Beaver Towers: The Witch's Revenge
- Cover of the first edition. The "Beaver Towers" prefix was used from July 1995 by Puffin Books.
- Author: Nigel Hinton
- Language: English
- Genre: Children's fiction, fantasy
- Publisher: Abelard-Schuman (original USA), Knight, Galaxy, Puffin Books (current)
- Publication date: October 1981
- Media type: Print (hardback, paperback), e-book
- ISBN: 978-0200727655
- Preceded by: Beaver Towers
- Followed by: Beaver Towers: the Dangerous Journey

= Beaver Towers: The Witch's Revenge =

Children's fantasy novel by Nigel Hinton

Beaver Towers: The Witch's Revenge is a children's fantasy novel by British author Nigel Hinton which was first published in 1981. It is the second installment in the Beaver Towers series, coming between Beaver Towers and Beaver Towers: The Dangerous Journey.
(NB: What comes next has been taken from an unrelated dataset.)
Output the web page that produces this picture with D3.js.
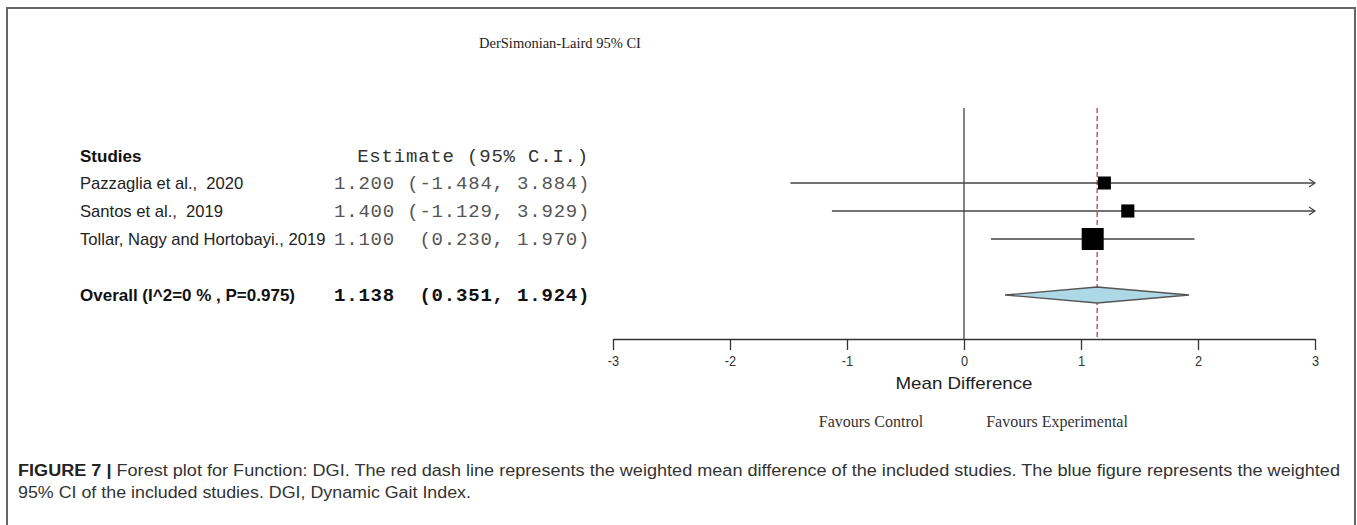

It follows the story of Philip who was summoned to Beaver Towers when Oyin the Witch went after him. In 1994 an audiobook was released by Chivers Children's Audio Books.

==Concept==
The author decided to write a sequel to Beaver Towers after receiving letters about it and decided to have Philip in danger from Oyin back in his normal everyday life.